Actor Seth Rogen has criticised the move, which Sony says "allows for a wider viewing audience"
Hollywood actor, writer, and director Seth Rogen has criticised Sony Pictures after the film studio revealed it would be re-releasing numerous comedic films scrapped clean of all foul language and explicit material.
As part of its new ‘Clean Version’ initiative, Sony Pictures executives have announced that the more censor-friendly versions of films like Step Brothers, Easy A, and Big Daddy will be cleaned up for broadcast on aeroplanes.
Other dramas, including Captain Phillips, Elysium, and Moneyball will also have mature content, such as explicit violence, removed for versions to be made available on streaming platforms like iTunes.

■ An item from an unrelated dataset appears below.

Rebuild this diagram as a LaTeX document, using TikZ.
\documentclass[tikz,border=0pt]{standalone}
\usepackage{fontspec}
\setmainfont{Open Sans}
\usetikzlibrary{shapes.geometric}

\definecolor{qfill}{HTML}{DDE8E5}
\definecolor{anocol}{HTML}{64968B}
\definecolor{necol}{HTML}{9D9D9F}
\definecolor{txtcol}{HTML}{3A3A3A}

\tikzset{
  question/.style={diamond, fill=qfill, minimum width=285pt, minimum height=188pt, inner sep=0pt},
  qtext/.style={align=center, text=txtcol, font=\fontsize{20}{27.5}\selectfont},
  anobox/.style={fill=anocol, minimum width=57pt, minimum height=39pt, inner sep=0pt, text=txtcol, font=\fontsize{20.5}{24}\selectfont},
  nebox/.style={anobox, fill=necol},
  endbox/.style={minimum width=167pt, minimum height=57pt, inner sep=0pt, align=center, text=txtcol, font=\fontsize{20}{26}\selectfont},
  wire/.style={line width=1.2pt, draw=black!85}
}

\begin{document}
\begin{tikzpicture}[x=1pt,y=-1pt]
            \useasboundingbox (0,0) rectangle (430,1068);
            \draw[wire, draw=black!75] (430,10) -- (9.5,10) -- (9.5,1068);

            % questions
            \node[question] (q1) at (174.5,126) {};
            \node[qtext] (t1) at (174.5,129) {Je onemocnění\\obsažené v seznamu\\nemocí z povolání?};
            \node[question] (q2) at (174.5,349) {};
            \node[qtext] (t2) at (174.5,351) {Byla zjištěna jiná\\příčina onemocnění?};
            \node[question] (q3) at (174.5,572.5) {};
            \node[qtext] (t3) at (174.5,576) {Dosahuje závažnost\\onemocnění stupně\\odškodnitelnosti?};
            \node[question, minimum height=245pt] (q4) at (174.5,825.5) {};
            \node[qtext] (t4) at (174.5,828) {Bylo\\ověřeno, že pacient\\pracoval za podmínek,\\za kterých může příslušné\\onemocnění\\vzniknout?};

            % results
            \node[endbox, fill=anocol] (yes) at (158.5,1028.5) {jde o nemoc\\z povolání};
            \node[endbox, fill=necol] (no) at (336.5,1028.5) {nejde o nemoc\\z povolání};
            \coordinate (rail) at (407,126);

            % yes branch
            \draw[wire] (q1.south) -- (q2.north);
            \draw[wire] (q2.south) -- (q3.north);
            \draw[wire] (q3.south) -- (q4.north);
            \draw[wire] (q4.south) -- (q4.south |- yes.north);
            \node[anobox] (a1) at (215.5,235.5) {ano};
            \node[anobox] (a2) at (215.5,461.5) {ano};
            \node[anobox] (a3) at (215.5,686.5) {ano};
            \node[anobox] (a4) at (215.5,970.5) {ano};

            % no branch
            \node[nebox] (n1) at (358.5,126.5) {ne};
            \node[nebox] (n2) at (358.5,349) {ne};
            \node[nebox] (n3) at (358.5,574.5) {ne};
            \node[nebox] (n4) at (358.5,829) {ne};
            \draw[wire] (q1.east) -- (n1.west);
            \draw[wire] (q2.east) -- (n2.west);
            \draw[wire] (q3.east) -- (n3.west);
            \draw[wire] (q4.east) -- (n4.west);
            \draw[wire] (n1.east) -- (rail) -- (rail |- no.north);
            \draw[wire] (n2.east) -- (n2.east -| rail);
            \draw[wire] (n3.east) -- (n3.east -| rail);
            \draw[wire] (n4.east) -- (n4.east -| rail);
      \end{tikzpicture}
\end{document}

The studio has also revealed that the new ‘cleaned-up’ versions will be made available to stream alongside the originals; the film studio plans to create the less provocative versions appear like a DVD or Blu-ray extra. When a consumer purchases one of the films online, the cleaner version will be included in the purchase package, with both available for the price of one.
“The Clean Version allows viewing for a wider audience, giving people the chance to watch their favourite films together,” a statement reads.

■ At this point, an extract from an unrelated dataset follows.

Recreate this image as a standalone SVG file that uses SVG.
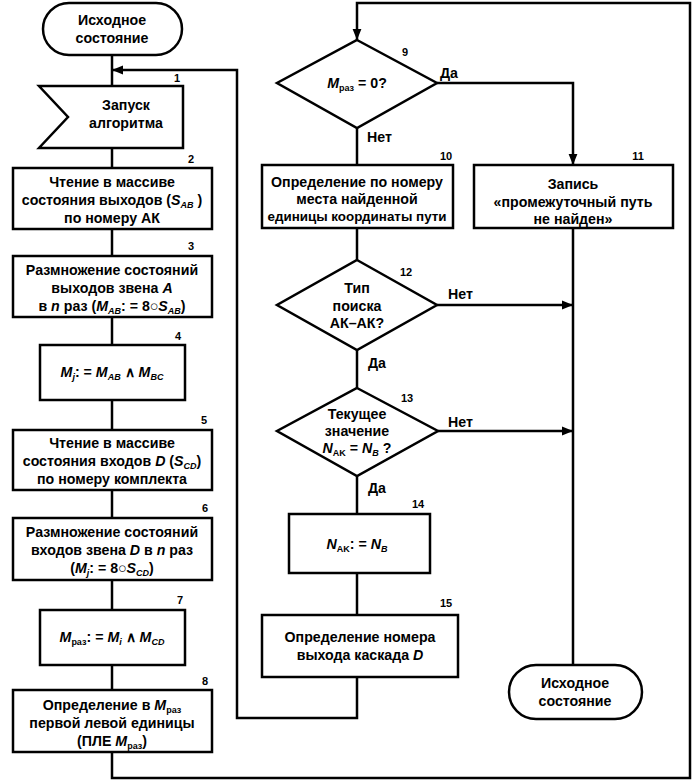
<svg xmlns="http://www.w3.org/2000/svg" width="695" height="783" viewBox="0 0 695 783">
<defs>
<marker id="ar" viewBox="0 0 10 10" refX="10" refY="5" markerWidth="4.5" markerHeight="4.5" orient="auto" markerUnits="strokeWidth">
<path d="M0,1 L10,5 L0,9 Z" fill="#000"/>
</marker>
<style>
.n{fill:#fff;stroke:#000;stroke-width:2.5}
.c{fill:none;stroke:#000;stroke-width:2.5}
text{font-family:"Liberation Sans",Arial,sans-serif;font-size:14.2px;font-weight:bold;fill:#000;text-anchor:middle}
.num{font-size:11px}
.lb{text-anchor:start}
.i{font-style:italic}
.s{font-size:9px}
.sm{font-size:13.4px}
</style>
</defs>
<rect width="695" height="783" fill="#fff"/>
<g id="connectors">
<path class="c" d="M112,55 V86"/>
<path class="c" d="M112,148 V168"/>
<path class="c" d="M112,229 V256"/>
<path class="c" d="M112,317 V345"/>
<path class="c" d="M112,400 V430"/>
<path class="c" d="M112,490 V518"/>
<path class="c" d="M112,580 V610"/>
<path class="c" d="M112,665 V690"/>
<path class="c" d="M112,752 V778 H690 V3 H357 V40" marker-end="url(#ar)"/>
<path class="c" d="M357,677 V718 H237 V70 H112" marker-end="url(#ar)"/>
<path class="c" d="M357,128 V165"/>
<path class="c" d="M357,228 V260"/>
<path class="c" d="M357,350 V388"/>
<path class="c" d="M357,476 V514"/>
<path class="c" d="M357,573 V615"/>
<path class="c" d="M437,83 H573 V165" marker-end="url(#ar)"/>
<path class="c" d="M437,305 H573" marker-end="url(#ar)"/>
<path class="c" d="M438,431 H573" marker-end="url(#ar)"/>
<path class="c" d="M573,228 V665"/>
<text class="lb" x="440" y="78">Да</text>
<text class="lb" x="367" y="142">Нет</text>
<text class="lb" x="448" y="299">Нет</text>
<text class="lb" x="368" y="368">Да</text>
<text class="lb" x="448" y="427">Нет</text>
<text class="lb" x="368" y="493">Да</text>
</g>
<g id="n0">
<rect class="n" x="43" y="3" width="139" height="52" rx="26"/>
<text x="112" y="25">Исходное</text>
<text x="112" y="43">состояние</text>
</g>
<g id="n1">
<path class="n" d="M39,86 H183 V148 H39 L68,117 Z"/>
<text x="126" y="110">Запуск</text>
<text x="126" y="128">алгоритма</text>
<text class="num" x="177" y="82">1</text>
</g>
<g id="n2">
<rect class="n" x="13" y="168" width="199" height="61"/>
<text x="112" y="187">Чтение в массиве</text>
<text x="112" y="205">состояния выходов (<tspan class="i">S</tspan><tspan class="s i" dy="3">AB</tspan><tspan dy="-3"> )</tspan></text>
<text x="112" y="223">по номеру АК</text>
<text class="num" x="191" y="163">2</text>
</g>
<g id="n3">
<rect class="n" x="13" y="256" width="199" height="61"/>
<text x="112" y="275">Размножение состояний</text>
<text x="112" y="293">выходов звена <tspan class="i">A</tspan></text>
<text x="112" y="311">в <tspan class="i">n</tspan> раз (<tspan class="i">M</tspan><tspan class="s i" dy="3">AB</tspan><tspan dy="-3">: = 8○</tspan><tspan class="i">S</tspan><tspan class="s i" dy="3">AB</tspan><tspan dy="-3">)</tspan></text>
<text class="num" x="191" y="250">3</text>
</g>
<g id="n4">
<rect class="n" x="40" y="345" width="145" height="55"/>
<text x="112" y="377"><tspan class="i">M</tspan><tspan class="s i" dy="3">j</tspan><tspan dy="-3">: = </tspan><tspan class="i">M</tspan><tspan class="s i" dy="3">AB</tspan><tspan dy="-3"> ∧ </tspan><tspan class="i">M</tspan><tspan class="s i" dy="3">BC</tspan></text>
<text class="num" x="178" y="340">4</text>
</g>
<g id="n5">
<rect class="n" x="13" y="430" width="199" height="60"/>
<text x="112" y="448">Чтение в массиве</text>
<text x="112" y="466">состояния входов <tspan class="i">D</tspan> (<tspan class="i">S</tspan><tspan class="s i" dy="3">CD</tspan><tspan dy="-3">)</tspan></text>
<text x="112" y="484">по номеру комплекта</text>
<text class="num" x="204" y="424">5</text>
</g>
<g id="n6">
<rect class="n" x="13" y="518" width="199" height="62"/>
<text x="112" y="537">Размножение состояний</text>
<text x="112" y="555">входов звена <tspan class="i">D</tspan> в <tspan class="i">n</tspan> раз</text>
<text x="112" y="573">(<tspan class="i">M</tspan><tspan class="s i" dy="3">j</tspan><tspan dy="-3">: = 8○</tspan><tspan class="i">S</tspan><tspan class="s i" dy="3">CD</tspan><tspan dy="-3">)</tspan></text>
<text class="num" x="205" y="512">6</text>
</g>
<g id="n7">
<rect class="n" x="40" y="610" width="145" height="55"/>
<text x="112" y="642"><tspan class="i">M</tspan><tspan class="s" dy="3">раз</tspan><tspan dy="-3">: = </tspan><tspan class="i">M</tspan><tspan class="s i" dy="3">i</tspan><tspan dy="-3"> ∧ </tspan><tspan class="i">M</tspan><tspan class="s i" dy="3">CD</tspan></text>
<text class="num" x="180" y="604">7</text>
</g>
<g id="n8">
<rect class="n" x="13" y="690" width="199" height="62"/>
<text x="112" y="710">Определение в <tspan class="i">M</tspan><tspan class="s" dy="3">раз</tspan></text>
<text x="112" y="728">первой левой единицы</text>
<text x="112" y="746">(ПЛЕ <tspan class="i">M</tspan><tspan class="s" dy="3">раз</tspan><tspan dy="-3">)</tspan></text>
<text class="num" x="205" y="685">8</text>
</g>
<g id="n9">
<path class="n" d="M357,40 L437,83 L357,128 L277,83 Z"/>
<text x="357" y="88"><tspan class="i">M</tspan><tspan class="s" dy="3">раз</tspan><tspan dy="-3"> = 0?</tspan></text>
<text class="num" x="405" y="56">9</text>
</g>
<g id="n10">
<rect class="n" x="262" y="165" width="191" height="63"/>
<text x="357" y="187">Определение по номеру</text>
<text x="357" y="204">места найденной</text>
<text class="sm" x="357" y="221">единицы координаты пути</text>
<text class="num" x="446" y="160">10</text>
</g>
<g id="n11">
<rect class="n" x="474" y="165" width="199" height="63"/>
<text x="573" y="189">Запись</text>
<text x="573" y="207">«промежуточный путь</text>
<text x="573" y="224">не найден»</text>
<text class="num" x="638" y="160">11</text>
</g>
<g id="n12">
<path class="n" d="M357,260 L437,305 L357,350 L277,305 Z"/>
<text x="357" y="293">Тип</text>
<text x="357" y="311">поиска</text>
<text x="357" y="328">АК–АК?</text>
<text class="num" x="406" y="276">12</text>
</g>
<g id="n13">
<path class="n" d="M357,388 L438,431 L357,476 L277,431 Z"/>
<text x="357" y="419">Текущее</text>
<text x="357" y="436">значение</text>
<text x="357" y="453"><tspan class="i">N</tspan><tspan class="s" dy="3">AK</tspan><tspan dy="-3"> = </tspan><tspan class="i">N</tspan><tspan class="s i" dy="3">B</tspan><tspan dy="-3"> ?</tspan></text>
<text class="num" x="407" y="402">13</text>
</g>
<g id="n14">
<rect class="n" x="289" y="514" width="141" height="59"/>
<text x="357" y="549"><tspan class="i">N</tspan><tspan class="s" dy="3">AK</tspan><tspan dy="-3">: = </tspan><tspan class="i">N</tspan><tspan class="s i" dy="3">B</tspan></text>
<text class="num" x="418" y="508">14</text>
</g>
<g id="n15">
<rect class="n" x="262" y="615" width="196" height="62"/>
<text x="360" y="642">Определение номера</text>
<text x="360" y="660">выхода каскада <tspan class="i">D</tspan></text>
<text class="num" x="446" y="607">15</text>
</g>
<g id="n16">
<rect class="n" x="509" y="665" width="133" height="54" rx="27"/>
<text x="575" y="688">Исходное</text>
<text x="575" y="706">состояние</text>
</g>
</svg>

Seth Rogen, whose 2014 release The Interview saw Sony Pictures subjected to a hacking attack by North Korean cyber terrorists, has come out against the move.
Holy shit please don't do this to our movies. Thanks. https://t.co/0lpoESaIQd— Seth Rogen (@Sethrogen) June 6, 2017
Known for many explicit comedies, none of Rogen’s œuvre is listed among the films Sony intends to tidy up.
Sony Pictures’ decision comes six months after the family-oriented streaming service VidAngel was instructed by a US federal judge to cease operations. The company had been facilitating the broadcast of copyrighted material from Disney, Warner Bros. and 20th Century Fox, with stripped back streams editing out the bad language and nudity.